Without commenting on this story in any way, we need director disqualification proceedings, and better attorney regulation backed up by disciplinary proceedings – at the moment there are real moral hazard issues with financial services in Cayman.
And if those involved can’t stand such mild heat, rooms other than the kitchen are available.
As I previously intimated the service providers dropped the ball. Maybe CIMA can look into this matter further and whilst they are at it rectify the shortcomings of the law.
Can anyone explain to me the purpose of CIMA. And I’m being serious, I genuinely don’t know.
Simply put, CIMA is the central bank of the Cayman Islands. It is supposed to manage our currency (despite that fact that the US Federal Reserve sets Cayman monetary policy due to the peg) and to act as both an impartial regulator for our financial services industry and an advisor to government.
The Monretary Authority IS NOT a Central Bank nor does it carry out duties of one. The Cayman Islands Government is responsible for our monetary and fiscal policy. Not CIMA.
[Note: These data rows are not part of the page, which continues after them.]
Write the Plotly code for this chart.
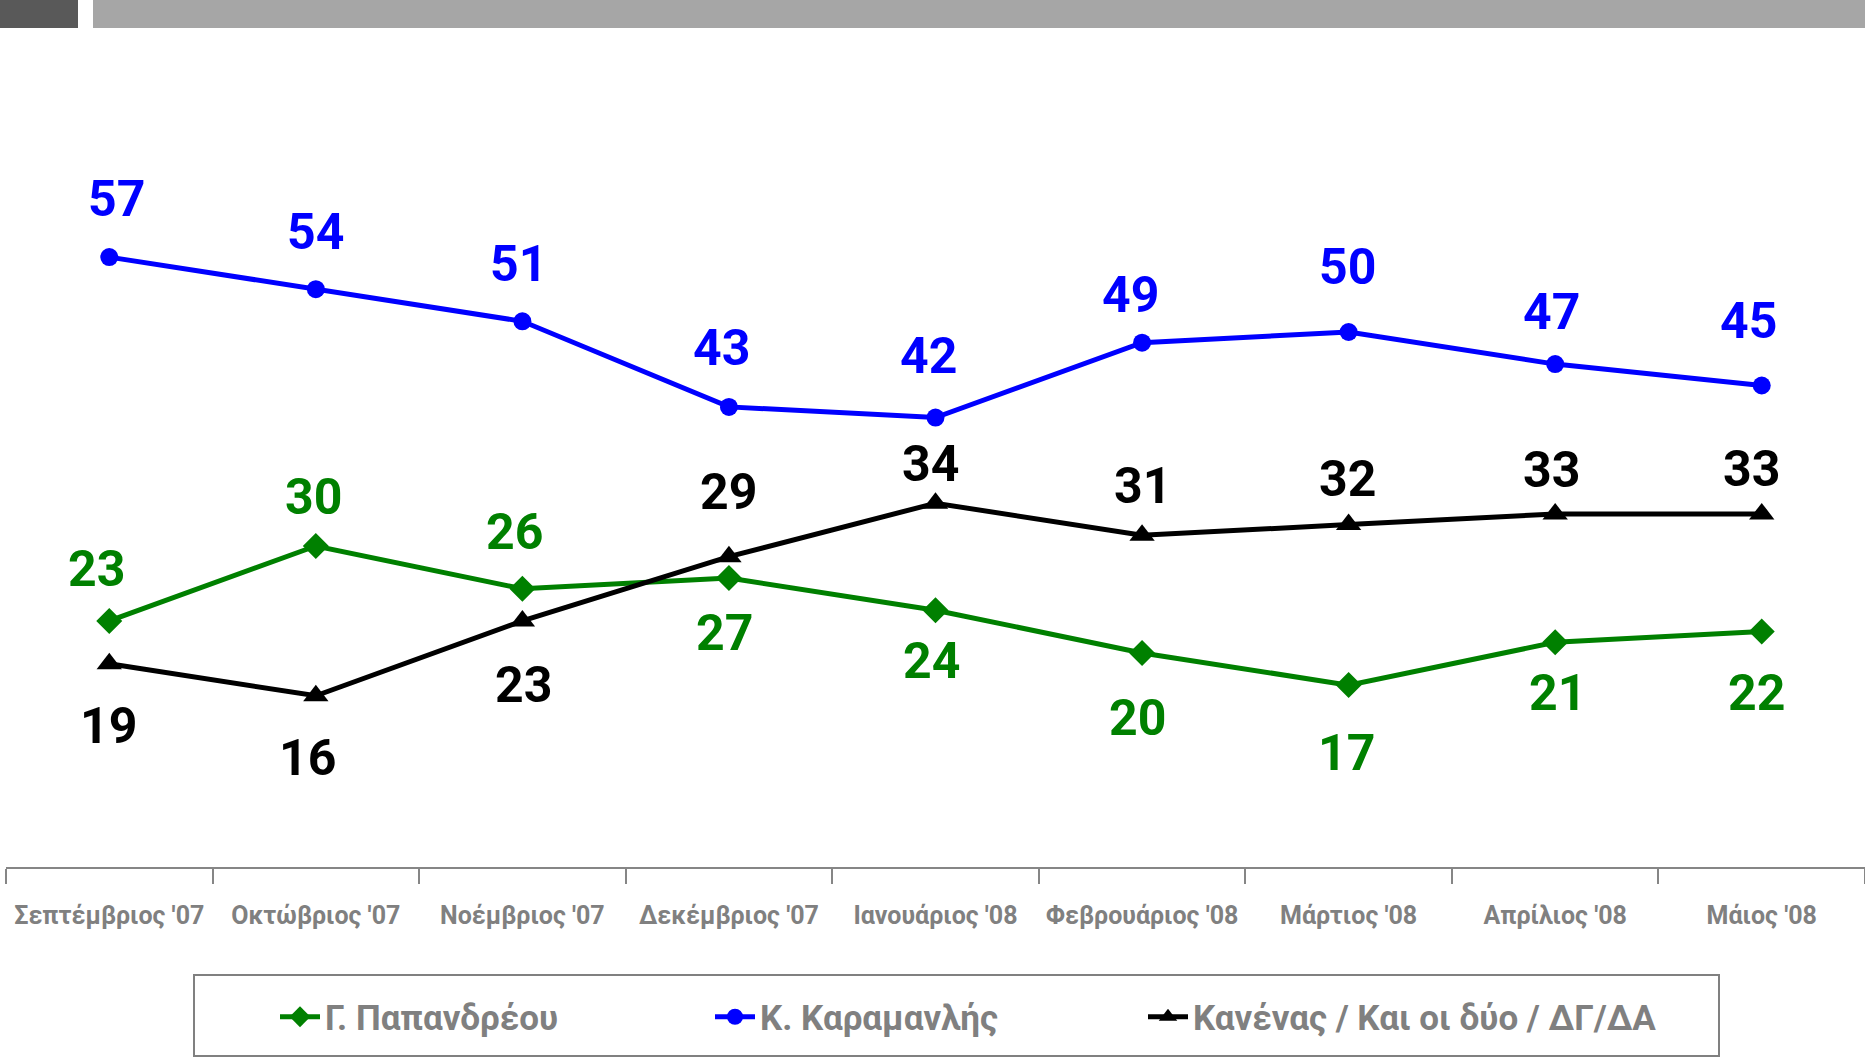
import plotly.graph_objects as go

months = ["Σεπτέμβριος '07", "Οκτώβριος '07", "Νοέμβριος '07", "Δεκέμβριος '07",
          "Ιανουάριος '08", "Φεβρουάριος '08", "Μάρτιος '08", "Απρίλιος '08", "Μάιος '08"]
papandreou = [23, 30, 26, 27, 24, 20, 17, 21, 22]
karamanlis = [57, 54, 51, 43, 42, 49, 50, 47, 45]
kanenas = [19, 16, 23, 29, 34, 31, 32, 33, 33]

names = ["Γ. Παπανδρέου", "Κ. Καραμανλής", "Κανένας / Και οι δύο / ΔΓ/ΔΑ"]

# label offsets (px) relative to the point: (dx, dy) with dy positive = upward
green_off = [(-13, 52), (-2, 49), (-8, 57), (-4, -55), (-4, -51), (-5, -65), (-2, -68), (2, -51), (-5, -61)]
blue_off = [(7, 58), (0, 57), (-4, 57), (-7, 59), (-7, 62), (-12, 48), (-1, 65), (-4, 52), (-13, 65)]
black_off = [(-1, -62), (-8, -62), (1, -64), (0, 65), (-5, 39), (0, 49), (-1, 46), (-4, 44), (-10, 45)]

GREEN = "#008000"
BLUE = "#0000FF"
BLACK = "#000000"
GRAY = "#808080"
TXT = "Roboto, Noto Sans, sans-serif"

L, T, R, B = 6, 118, 0, 193
W, H = 1865, 1060
PW, PH = W - L - R, H - T - B

def px_x(p):
    return (p - L) / PW

def px_y(p):
    return (H - B - p) / PH

fig = go.Figure()
series = [
    (papandreou, names[0], GREEN, "diamond", 20, green_off, "legend", 275),
    (karamanlis, names[1], BLUE, "circle", 18, blue_off, "legend2", 710),
    (kanenas, names[2], BLACK, "triangle-up", 22, black_off, "legend3", 1143),
]
for vals, nm, col, sym, ms, off, leg, lx in series:
    fig.add_trace(go.Scatter(
        x=months, y=vals, name=nm, mode="lines+markers",
        line=dict(color=col, width=5),
        marker=dict(symbol=sym, size=ms, color=col),
        cliponaxis=False, legend=leg,
    ))

annotations = []
for vals, nm, col, sym, ms, off, leg, lx in series:
    for m, v, (dx, dy) in zip(months, vals, off):
        annotations.append(dict(
            x=m, y=v, xref="x", yref="y", text=str(v), showarrow=False,
            xshift=dx, yshift=dy, xanchor="center", yanchor="middle",
            font=dict(family=TXT, size=50, color=col, weight="bold"),
        ))

shapes = [
    dict(type="rect", xref="paper", yref="paper", x0=px_x(0), x1=px_x(78), y0=px_y(28), y1=px_y(0),
         fillcolor="#595959", line=dict(width=0), layer="below"),
    dict(type="rect", xref="paper", yref="paper", x0=px_x(93), x1=px_x(1865), y0=px_y(28), y1=px_y(0),
         fillcolor="#A6A6A6", line=dict(width=0), layer="below"),
    dict(type="rect", xref="paper", yref="paper", x0=px_x(194), x1=px_x(1719), y0=px_y(1056), y1=px_y(975),
         fillcolor="rgba(0,0,0,0)", line=dict(color=GRAY, width=2), layer="below"),
]

legend_common = dict(orientation="h", xanchor="left", yanchor="middle", y=px_y(1017),
                     font=dict(family=TXT, size=35, color=GRAY, weight="bold"),
                     bgcolor="rgba(0,0,0,0)", borderwidth=0, itemwidth=40)

fig.update_layout(
    width=W, height=H,
    margin=dict(l=L, r=R, t=T, b=B, pad=0),
    plot_bgcolor="white", paper_bgcolor="white",
    showlegend=True,
    legend=dict(x=px_x(series[0][7]), **legend_common),
    legend2=dict(x=px_x(series[1][7]), **legend_common),
    legend3=dict(x=px_x(series[2][7]), **legend_common),
    annotations=annotations,
    shapes=shapes,
)
fig.update_xaxes(
    type="category", range=[-0.5, 8.5], tickson="boundaries",
    showline=True, linecolor="#868686", linewidth=2,
    ticks="outside", ticklen=15, tickwidth=1.5, tickcolor="#868686",
    showgrid=False, zeroline=False, ticklabelstandoff=25, tickangle=0,
    tickfont=dict(family=TXT, size=25, color=GRAY, weight="bold"),
)
fig.update_yaxes(range=[0, 70], visible=False, showgrid=False, zeroline=False)

fig.write_html("out.html", config={"displayModeBar": False},
               post_script="document.body.style.margin='0px';")
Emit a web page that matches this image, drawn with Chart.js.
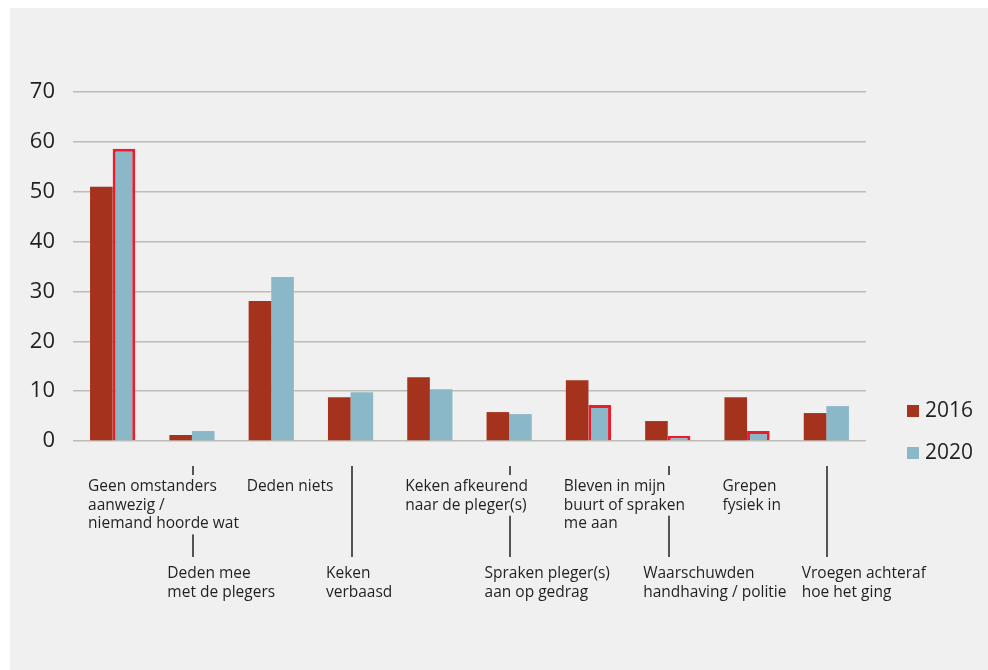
<!DOCTYPE html>
<html>
<head>
<meta charset="utf-8">
<script src="https://cdn.jsdelivr.net/npm/chart.js@4"></script>
<style>
  html, body { margin: 0; padding: 0; background: #ffffff; }
  #wrap { position: absolute; left: 10px; top: 8px; width: 978px; height: 662px; background: #f0f0f0; }
</style>
</head>
<body>
<div id="wrap"><canvas id="grafico" width="978" height="662"></canvas></div>
<script>
// categorieën (tekst onder de as, per regel)
var categorieen = [
  ['Geen omstanders', 'aanwezig /', 'niemand hoorde wat'],
  ['Deden mee', 'met de plegers'],
  ['Deden niets'],
  ['Keken', 'verbaasd'],
  ['Keken afkeurend', 'naar de pleger(s)'],
  ['Spraken pleger(s)', 'aan op gedrag'],
  ['Bleven in mijn', 'buurt of spraken', 'me aan'],
  ['Waarschuwden', 'handhaving / politie'],
  ['Grepen', 'fysiek in'],
  ['Vroegen achteraf', 'hoe het ging']
];

var waarden2016 = [51, 1.2, 28.1, 8.8, 12.8, 5.8, 12.2, 4.0, 8.8, 5.6];
var waarden2020 = [58.6, 2.0, 32.9, 9.8, 10.4, 5.4, 7.2, 1.0, 2.0, 7.0];
// 2020-balken met rode rand
var gemarkeerd2020 = [true, false, false, false, false, false, true, true, true, false];

var yTicks = [0, 10, 20, 30, 40, 50, 60, 70];

var KLEUR_2016 = '#a5321c';
var KLEUR_2020 = '#8bb8c9';
var KLEUR_RAND = '#ed1c2a';
var ACHTERGROND = '#f0f0f0';
var TEKST = '#231f20';
var FONT = '"Open Sans", sans-serif';

// labels onder de as + legenda tekenen
var labelsPlugin = {
  id: 'labelsOnder',
  afterDraw: function (chart) {
    var ctx = chart.ctx;
    var area = chart.chartArea;
    var xAs = chart.scales.x;
    var meta0 = chart.getDatasetMeta(0);
    ctx.save();
    ctx.font = '15.5px ' + FONT;
    ctx.textBaseline = 'alphabetic';
    ctx.textAlign = 'left';

    var regelHoogte = 18.7;

    // verbindingslijnen voor de onderste rij
    for (var i = 1; i < categorieen.length; i += 2) {
      var lx = Math.round(xAs.getPixelForValue(i)) + 1;
      ctx.strokeStyle = TEKST;
      ctx.lineWidth = 1.5;
      ctx.beginPath();
      ctx.moveTo(lx, area.bottom + 25);
      ctx.lineTo(lx, area.bottom + 116);
      ctx.stroke();
    }

    for (var i = 0; i < categorieen.length; i++) {
      var bar = meta0.data[i];
      var links = bar.x - bar.width / 2 - 2;
      var regels = categorieen[i];
      var boven = (i % 2 == 0);
      var basis = boven ? area.bottom + 50 : area.bottom + 137;

      if (boven) {
        // achtergrond vrijmaken waar de tekst staat
        for (var j = 0; j < regels.length; j++) {
          var breedte = 0;
          for (var k = j; k < regels.length; k++) {
            breedte = Math.max(breedte, ctx.measureText(regels[k]).width);
          }
          var by = basis + j * regelHoogte;
          ctx.fillStyle = ACHTERGROND;
          ctx.fillRect(links - 2, by - 16, breedte + 4, 22);
        }
      }

      ctx.fillStyle = TEKST;
      for (var j = 0; j < regels.length; j++) {
        ctx.fillText(regels[j], links, basis + j * regelHoogte);
      }
    }

    // legenda
    var lxs = area.right + 41;
    var items = [
      { tekst: chart.data.datasets[0].label, kleur: chart.data.datasets[0].backgroundColor, y: area.bottom - 36 },
      { tekst: chart.data.datasets[1].label, kleur: chart.data.datasets[1].backgroundColor, y: area.bottom + 6 }
    ];
    ctx.font = '21px ' + FONT;
    items.forEach(function (it) {
      ctx.fillStyle = it.kleur;
      ctx.fillRect(lxs, it.y, 12, 12);
      ctx.fillStyle = TEKST;
      ctx.fillText(it.tekst, lxs + 18, it.y + 12);
    });
    ctx.restore();
  }
};

var dados = {
  labels: categorieen.map(function (c) { return c.join(' '); }),
  datasets: [
    {
      label: '2016',
      data: waarden2016,
      backgroundColor: KLEUR_2016,
      borderWidth: 0
    },
    {
      label: '2020',
      data: waarden2020,
      backgroundColor: KLEUR_2020,
      borderColor: KLEUR_RAND,
      borderWidth: gemarkeerd2020.map(function (g) { return g ? 3 : 0; })
    }
  ]
};

const config = {
  type: 'bar',
  data: dados,
  plugins: [labelsPlugin],
  options: {
    responsive: false,
    animation: false,
    devicePixelRatio: 1,
    layout: { padding: { top: 84, right: 122, bottom: 229, left: 0 } },
    datasets: { bar: { categoryPercentage: 0.57, barPercentage: 1.0 } },
    plugins: {
      legend: { display: false },
      tooltip: { enabled: false }
    },
    scales: {
      x: {
        display: false
      },
      y: {
        min: 0,
        max: 70,
        afterFit: function (scale) { scale.width = 63; },
        afterBuildTicks: function (scale) {
          scale.ticks = yTicks.map(function (v) { return { value: v }; });
        },
        border: { display: false },
        grid: { color: '#bfbcb5', lineWidth: 1.5, drawTicks: false },
        ticks: {
          padding: 18,
          color: TEKST,
          font: { family: FONT, size: 22 }
        }
      }
    }
  }
};

let myChart = new Chart(document.getElementById('grafico'), config);
</script>
</body>
</html>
If you should like more information on what CIMA does and does not do please make sure to visit our website:
http://www.cimoney.com.ky
Enlighten yourself and maybe you’ll be qualified to apply for a job here yourself…..Even the IMF has been reporting that the Authority is understaffed to fully carry out all of its duties. Any mistake could happen as this could have been you. No decision is made that does not have the approval of our entire management committee and that of the Board of Directors (appointed by the Premier) and later complied in a report to the Premier.